━━━━━ Data extract ━━━━━

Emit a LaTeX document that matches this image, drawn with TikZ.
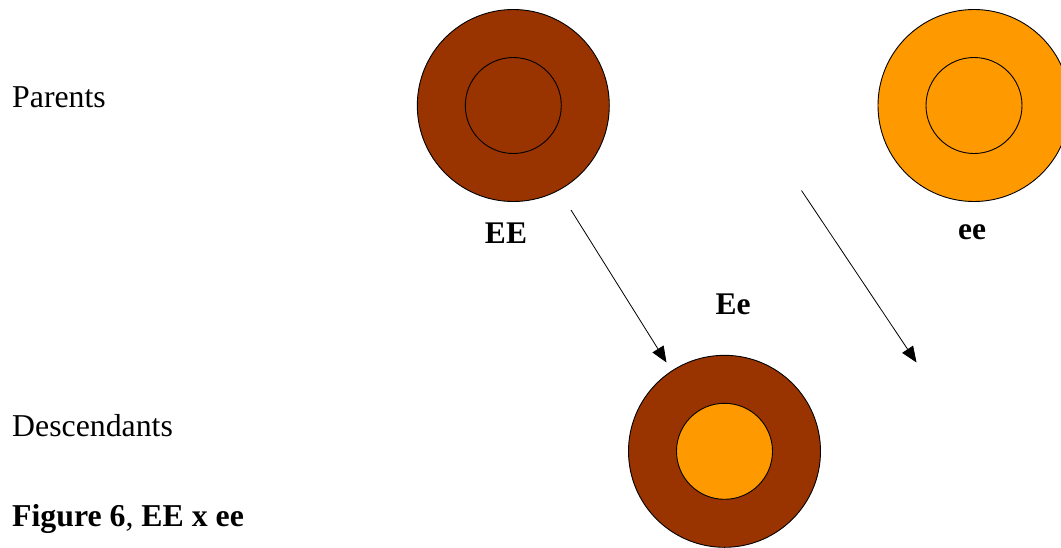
\documentclass[tikz,border=0pt]{standalone}
\usepackage{fontspec}
\setmainfont{Liberation Serif}
\usetikzlibrary{arrows.meta}
\definecolor{brown}{HTML}{993300}
\definecolor{orng}{HTML}{FF9900}
\begin{document}
\begin{tikzpicture}[x=1pt,y=-1pt,
  outer/.style={circle,draw=black,line width=0.9pt,minimum size=192pt,inner sep=0pt},
  inner/.style={circle,draw=black,line width=0.9pt,minimum size=96pt,inner sep=0pt},
  lbl/.style={font=\fontsize{31.5}{37}\selectfont\bfseries,inner sep=0pt},
  side/.style={font=\fontsize{31.8}{37}\selectfont,anchor=west,inner sep=0pt},
  arr/.style={line width=0.8pt,-{Triangle[length=16pt,width=13pt]}}]
\useasboundingbox (0,0) rectangle (1061,547);
% parents
\node[outer,fill=brown] (EEo) at (513.3,105.5) {};
\node[inner,fill=brown] (EEi) at (513.3,105.5) {};
\node[outer,fill=orng] (eeo) at (974,105.5) {};
\node[inner,fill=orng] (eei) at (974,105.5) {};
% descendant
\node[outer,fill=brown] (Eeo) at (724.5,451.3) {};
\node[inner,fill=orng] (Eei) at (724.5,451.3) {};
% labels
\node[lbl] (lEE) at (506,233) {EE};
\node[lbl] (lee) at (972,232) {ee};
\node[lbl] (lEe) at (733,304) {Ee};
\node[side] (par) at (12,97) {Parents};
\node[side] (desc) at (12,426) {Descendants};
\node[side] (fig) at (12,519) {\textbf{Figure 6}, \textbf{EE x ee}};
% arrows
\coordinate (a1s) at (571,210);
\coordinate (a1e) at (666.5,362.5);
\coordinate (a2s) at (801.5,190.5);
\coordinate (a2e) at (916.5,362.5);
\draw[arr] (a1s) -- (a1e);
\draw[arr] (a2s) -- (a2e);
\end{tikzpicture}
\end{document}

━━━━━

| To do |
Restate the listing above word for word, and skip the pictures.

| Output for this exercise |
Emit a LaTeX document that matches this image, drawn with TikZ.
\documentclass[tikz,border=0pt]{standalone}
\usepackage{fontspec}
\setmainfont{Liberation Serif}
\usetikzlibrary{arrows.meta}
\definecolor{brown}{HTML}{993300}
\definecolor{orng}{HTML}{FF9900}
\begin{document}
\begin{tikzpicture}[x=1pt,y=-1pt,
  outer/.style={circle,draw=black,line width=0.9pt,minimum size=192pt,inner sep=0pt},
  inner/.style={circle,draw=black,line width=0.9pt,minimum size=96pt,inner sep=0pt},
  lbl/.style={font=\fontsize{31.5}{37}\selectfont\bfseries,inner sep=0pt},
  side/.style={font=\fontsize{31.8}{37}\selectfont,anchor=west,inner sep=0pt},
  arr/.style={line width=0.8pt,-{Triangle[length=16pt,width=13pt]}}]
\useasboundingbox (0,0) rectangle (1061,547);
% parents
\node[outer,fill=brown] (EEo) at (513.3,105.5) {};
\node[inner,fill=brown] (EEi) at (513.3,105.5) {};
\node[outer,fill=orng] (eeo) at (974,105.5) {};
\node[inner,fill=orng] (eei) at (974,105.5) {};
% descendant
\node[outer,fill=brown] (Eeo) at (724.5,451.3) {};
\node[inner,fill=orng] (Eei) at (724.5,451.3) {};
% labels
\node[lbl] (lEE) at (506,233) {EE};
\node[lbl] (lee) at (972,232) {ee};
\node[lbl] (lEe) at (733,304) {Ee};
\node[side] (par) at (12,97) {Parents};
\node[side] (desc) at (12,426) {Descendants};
\node[side] (fig) at (12,519) {\textbf{Figure 6}, \textbf{EE x ee}};
% arrows
\coordinate (a1s) at (571,210);
\coordinate (a1e) at (666.5,362.5);
\coordinate (a2s) at (801.5,190.5);
\coordinate (a2e) at (916.5,362.5);
\draw[arr] (a1s) -- (a1e);
\draw[arr] (a2s) -- (a2e);
\end{tikzpicture}
\end{document}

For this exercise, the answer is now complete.